Terms like ‘sensitive data’ and ‘personal data’ have been floating in the air for a while ever since GDPR, CCPA, and similar privacy acts were introduced to companies across the globe. One challenge with them is that the complexity of the federal laws and quite complicated terminology used to identify the corresponding subjects make it difficult for those in the technical field to truly grasp. It becomes even harder for the data scientists to figure out the main challenges of processing datasets containing sensitive information and how the data should be anonymized properly.
The main idea behind these regulations is the need to protect the data subjects’ rights. One of the ways to do this is by not saving any data that isn’t necessary for the business to use. Another objective is to protect this data from possible breaches, which unfortunately happens quite often to the world’s biggest companies (such as the recent British Airways data breach). Regulatory fines aren’t given because a database was breached but instead due to the mistreatment of the personal data.

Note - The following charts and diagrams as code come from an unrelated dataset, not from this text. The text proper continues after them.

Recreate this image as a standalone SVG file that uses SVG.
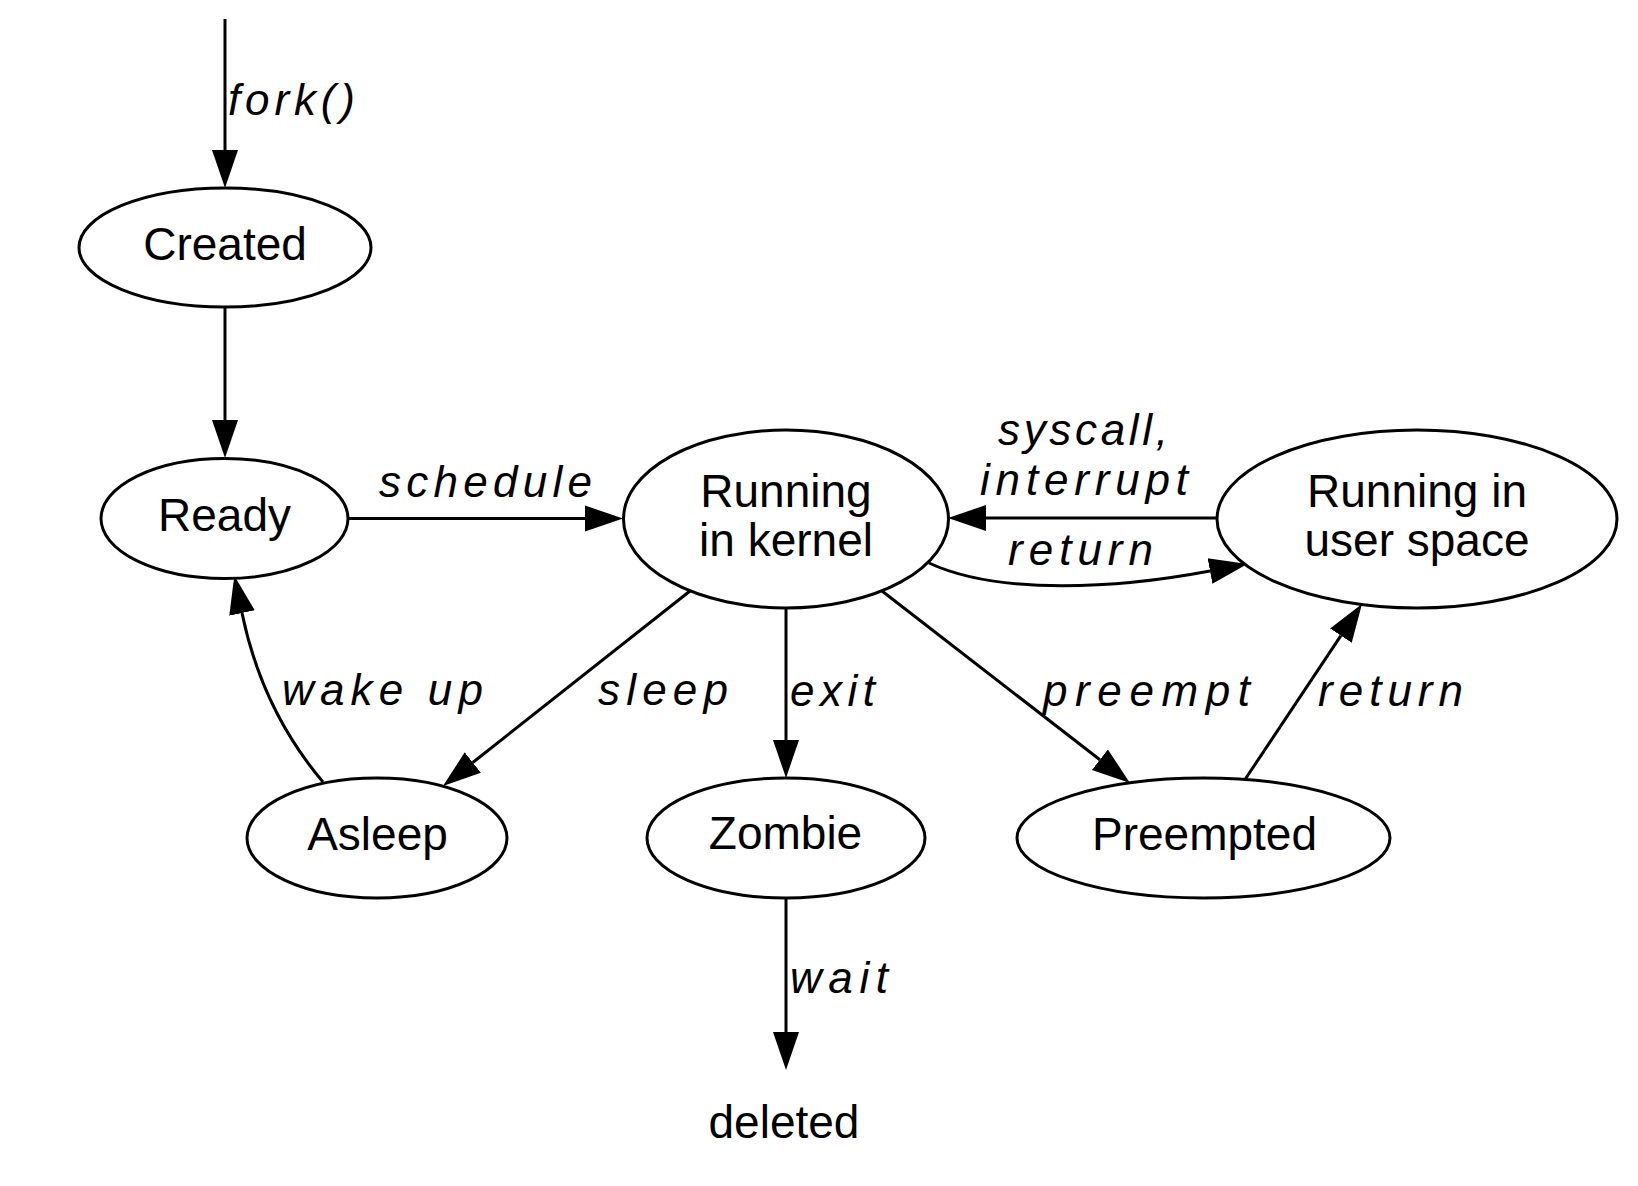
<svg xmlns="http://www.w3.org/2000/svg" width="1638" height="1186" viewBox="0 0 1638 1186">
  <style>
    .state { fill: #ffffff; stroke: #000000; stroke-width: 3; }
    .name { font-family: "Liberation Sans", Arial, Helvetica, sans-serif; font-size: 46px; fill: #000000; text-anchor: middle; }
    .edge { fill: none; stroke: #000000; stroke-width: 3; marker-end: url(#head); }
    .label { font-family: "Liberation Sans", Arial, Helvetica, sans-serif; font-size: 44px; font-style: italic; fill: #000000; }
  </style>
  <defs>
    <!-- arrowhead: base sits on the path end, tip extends 38px forward -->
    <marker id="head" markerUnits="userSpaceOnUse" viewBox="0 -15 40 30" refX="0" refY="0" markerWidth="40" markerHeight="30" orient="auto">
      <path d="M0,-13 L38,0 L0,13 Z" fill="#000000"/>
    </marker>
  </defs>
  <rect width="1638" height="1186" fill="#ffffff"/>

  <!-- transitions -->
  <g id="connectors">
    <path class="edge" d="M225,19 L225,150"/>
    <path class="edge" d="M225,307 L225,420"/>
    <path class="edge" d="M348,518.5 L585,518.5"/>
    <path class="edge" d="M1217,518 L986,518"/>
    <path class="edge" d="M929,563 C1000,596 1120,588 1210,571"/>
    <path class="edge" d="M690,591 L472.8,762.5"/>
    <path class="edge" d="M786,608 L786,740"/>
    <path class="edge" d="M882,591 L1099.9,759.7"/>
    <path class="edge" d="M1245,779.5 L1340.9,635.6"/>
    <path class="edge" d="M323,782 Q262,710 242,613"/>
    <path class="edge" d="M786,898 L786,1032"/>

    <text class="label" x="228" y="115" textLength="127" lengthAdjust="spacing">fork()</text>
    <text class="label" x="379" y="497" textLength="213" lengthAdjust="spacing">schedule</text>
    <text class="label" x="998" y="445" textLength="170" lengthAdjust="spacing">syscall,</text>
    <text class="label" x="980" y="495" textLength="208" lengthAdjust="spacing">interrupt</text>
    <text class="label" x="1008" y="565" textLength="145" lengthAdjust="spacing">return</text>
    <text class="label" x="282" y="705" textLength="201" lengthAdjust="spacing">wake up</text>
    <text class="label" x="598" y="705" textLength="130" lengthAdjust="spacing">sleep</text>
    <text class="label" x="790" y="706" textLength="85" lengthAdjust="spacing">exit</text>
    <text class="label" x="1043" y="706" textLength="207" lengthAdjust="spacing">preempt</text>
    <text class="label" x="1318" y="706" textLength="145" lengthAdjust="spacing">return</text>
    <text class="label" x="790" y="993" textLength="98" lengthAdjust="spacing">wait</text>
  </g>

  <!-- states -->
  <g id="created">
    <ellipse class="state" cx="225" cy="247.5" rx="146" ry="59.5"/>
    <text class="name" x="225" y="260">Created</text>
  </g>
  <g id="ready">
    <ellipse class="state" cx="224.5" cy="518.5" rx="123.5" ry="60"/>
    <text class="name" x="224.5" y="531">Ready</text>
  </g>
  <g id="running-kernel">
    <ellipse class="state" cx="786" cy="519" rx="162.5" ry="89"/>
    <text class="name" x="786" y="507">Running</text>
    <text class="name" x="786" y="556">in kernel</text>
  </g>
  <g id="running-user">
    <ellipse class="state" cx="1417" cy="519" rx="200" ry="89"/>
    <text class="name" x="1417" y="507">Running in</text>
    <text class="name" x="1417" y="556">user space</text>
  </g>
  <g id="asleep">
    <ellipse class="state" cx="377" cy="838" rx="130" ry="60"/>
    <text class="name" x="377.5" y="850">Asleep</text>
  </g>
  <g id="zombie">
    <ellipse class="state" cx="786" cy="838" rx="139" ry="60"/>
    <text class="name" x="785.5" y="849">Zombie</text>
  </g>
  <g id="preempted">
    <ellipse class="state" cx="1203.5" cy="838" rx="186.5" ry="60"/>
    <text class="name" x="1204.5" y="850">Preempted</text>
  </g>
  <g id="deleted">
    <text class="name" x="784" y="1138">deleted</text>
  </g>
</svg>
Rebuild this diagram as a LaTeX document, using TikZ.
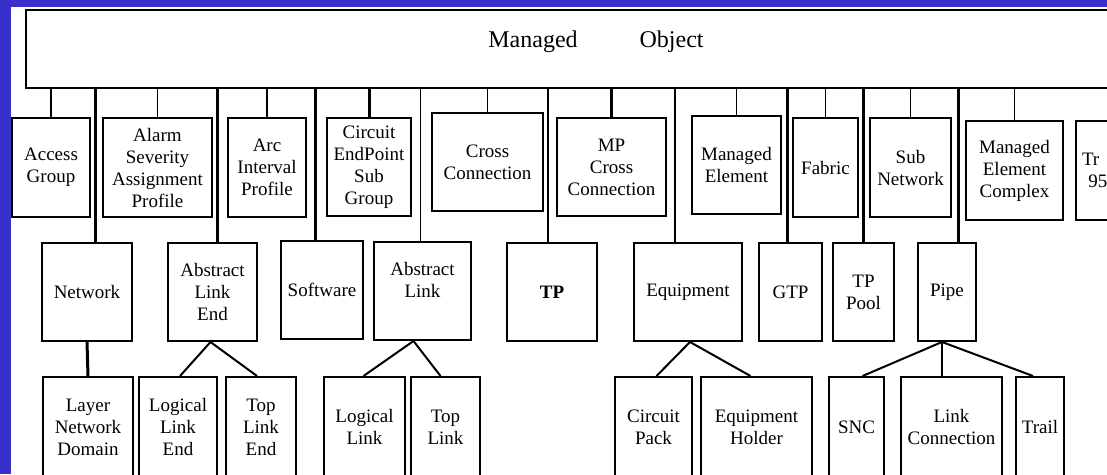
\documentclass[tikz,border=0pt]{standalone}
\usepackage{fontspec}
\setmainfont{Liberation Serif}
\usetikzlibrary{positioning,calc}
\definecolor{slideblue}{RGB}{56,48,200}
\tikzset{
  objbox/.style={draw=black, line width=2pt, fill=white, inner sep=1pt,
                 align=center, font=\fontsize{19}{22}\selectfont},
  titlelab/.style={font=\fontsize{24}{26}\selectfont, inner sep=0pt},
  busthin/.style={draw=black, line width=1.3pt},
  busthick/.style={draw=black, line width=3pt},
  sublink/.style={draw=black, line width=2pt},
}
\begin{document}
\begin{tikzpicture}[x=1pt,y=-1pt]
\useasboundingbox (0,0) rectangle (1107,474);
\clip (0,0) rectangle (1107,474);
\fill[slideblue] (0,0) rectangle (1107,474);
\fill[white] (11,7) rectangle (1107,474);
% top class
\node[objbox, minimum width=1140, minimum height=78] (mo) at (596,49) {};
\node[titlelab] (motitle) at (596,42) {Managed\hspace{62pt}Object};
% first row
\node[objbox, minimum width=78, minimum height=99] (ag) at (51,167.5) {Access\\Group};
\node[objbox, minimum width=109, minimum height=99] (asap) at (157.5,167.5) {Alarm\\Severity\\Assignment\\Profile};
\node[objbox, minimum width=78, minimum height=99] (aip) at (267,167.5) {Arc\\Interval\\Profile};
\node[objbox, minimum width=84, minimum height=98] (cesg) at (369,167) {Circuit\\EndPoint\\Sub\\Group};
\node[objbox, minimum width=111, minimum height=98] (cc) at (487.5,162) {Cross\\Connection};
\node[objbox, minimum width=109, minimum height=98] (mpcc) at (611.5,167) {MP\\Cross\\Connection};
\node[objbox, minimum width=89, minimum height=98] (me) at (736.5,165) {Managed\\Element};
\node[objbox, minimum width=65, minimum height=99] (fab) at (825.5,167.5) {Fabric};
\node[objbox, minimum width=81, minimum height=99] (sn) at (910.5,167.5) {Sub\\Network};
\node[objbox, minimum width=97, minimum height=99] (mec) at (1014.5,170.5) {Managed\\Element\\Complex};
\node[objbox, minimum width=64, minimum height=99, align=left, text width=52] (tr) at (1108,170.5) {Tr\\~95};
% second row
\node[objbox, minimum width=90, minimum height=98] (net) at (87,292) {Network};
\node[objbox, minimum width=89, minimum height=98] (ale) at (212.5,292) {Abstract\\Link\\End};
\node[objbox, minimum width=82, minimum height=98] (sw) at (322,289.5) {Software};
\node[objbox, minimum width=97, minimum height=98, text depth=22pt] (al) at (422.5,291) {Abstract\\Link};
\node[objbox, minimum width=90, minimum height=98, font=\fontsize{19}{22}\selectfont\bfseries] (tp) at (552,292) {TP};
\node[objbox, minimum width=108, minimum height=98] (eq) at (688,292) {Equipment};
\node[objbox, minimum width=63, minimum height=98] (gtp) at (790.5,292) {GTP};
\node[objbox, minimum width=61, minimum height=98] (tpp) at (863.5,292) {TP\\Pool};
\node[objbox, minimum width=58, minimum height=98] (pipe) at (947,292) {Pipe};
% third row
\node[objbox, minimum width=90, minimum height=100] (lnd) at (88,427) {Layer\\Network\\Domain};
\node[objbox, minimum width=78, minimum height=100] (lle) at (178,427) {Logical\\Link\\End};
\node[objbox, minimum width=70, minimum height=100] (tle) at (261,427) {Top\\Link\\End};
\node[objbox, minimum width=81, minimum height=100] (ll) at (364.5,427) {Logical\\Link};
\node[objbox, minimum width=69, minimum height=100] (tl) at (445.5,427) {Top\\Link};
\node[objbox, minimum width=77, minimum height=100] (cp) at (653.5,427) {Circuit\\Pack};
\node[objbox, minimum width=111, minimum height=100] (eh) at (756.5,427) {Equipment\\Holder};
\node[objbox, minimum width=55, minimum height=100] (snc) at (856.5,427) {SNC};
\node[objbox, minimum width=101, minimum height=100] (lc) at (951.5,427) {Link\\Connection};
\node[objbox, minimum width=48, minimum height=100] (trail) at (1040,427) {Trail};
% links up to Managed Object
\foreach \n in {ag,asap,aip,cc,me,fab,sn,mec,tr}
  \draw[busthin] (\n.north) -- (\n.north |- mo.south);
\foreach \n in {cesg,mpcc}
  \draw[busthick] (\n.north) -- (\n.north |- mo.south);
\draw[busthick] ([xshift=8]net.north) -- ([xshift=8]net.north |- mo.south);
\draw[busthick] ([xshift=5]ale.north) -- ([xshift=5]ale.north |- mo.south);
\draw[busthick] ([xshift=-7]sw.north) -- ([xshift=-7]sw.north |- mo.south);
\draw[busthin] ([xshift=-2]al.north) -- ([xshift=-2]al.north |- mo.south);
\draw[busthin] ([xshift=-4]tp.north) -- ([xshift=-4]tp.north |- mo.south);
\draw[busthin] ([xshift=-13]eq.north) -- ([xshift=-13]eq.north |- mo.south);
\draw[busthick] ([xshift=-3]gtp.north) -- ([xshift=-3]gtp.north |- mo.south);
\draw[busthick] (tpp.north) -- (tpp.north |- mo.south);
\draw[busthick] ([xshift=11]pipe.north) -- ([xshift=11]pipe.north |- mo.south);
% links down to the third row
\draw[busthick] (net.south) -- (lnd.north);
\draw[sublink] ([xshift=-2]ale.south) -- ([xshift=2]lle.north);
\draw[sublink] ([xshift=-2]ale.south) -- ([xshift=-4]tle.north);
\draw[sublink] ([xshift=-9]al.south) -- ([xshift=-1]ll.north);
\draw[sublink] ([xshift=-9]al.south) -- ([xshift=-5]tl.north);
\draw[sublink] ([xshift=2]eq.south) -- ([xshift=3]cp.north);
\draw[sublink] ([xshift=2]eq.south) -- ([xshift=-6]eh.north);
\draw[sublink] ([xshift=-5]pipe.south) -- ([xshift=6]snc.north);
\draw[busthin] ([xshift=-5]pipe.south) -- ([xshift=-5]pipe.south |- lc.north);
\draw[sublink] ([xshift=-5]pipe.south) -- ([xshift=-7]trail.north);
\end{tikzpicture}
\end{document}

In terms of the development of machine-learning algorithms to analyze possibly sensitive datasets, no one actually needs real personal data to create a functioning data science pipeline. After researching this topic and understanding the reason for it, it seems that the highest priority that comes to an engineer’s mind is the need to anonymize potentially sensitive data to avoid the possibility of sensitive data leakage. Another potential problem is that even somewhat ‘anonymized’ datasets that don’t have any kind of personal data can reveal personal information when an effective attack is performed on it. Here’s why:
Possible Resources of the Data Breach
- The presence of personally identifiable information (PII). As its name would give away, by using this data we can uniquely identify the person (e.g. passport ID, national ID, tax ID). When performing any kind of anonymization (we’ll talk about anonymization types later) this data is often removed or replaced with some kind of random strings.
- Sensitive Information. This information doesn’t reveal any kind of personal data, but contains the data about the person, which should be protected (e.g. HIV status);
- Quasi-Identifiers (QI). These records also don’t reveal PII on their own, but combined with other information can be used to uniquely identify a person. For instance, ZIP code itself can’t help to identify a person, but the combination of state, gender and ZIP code can do it.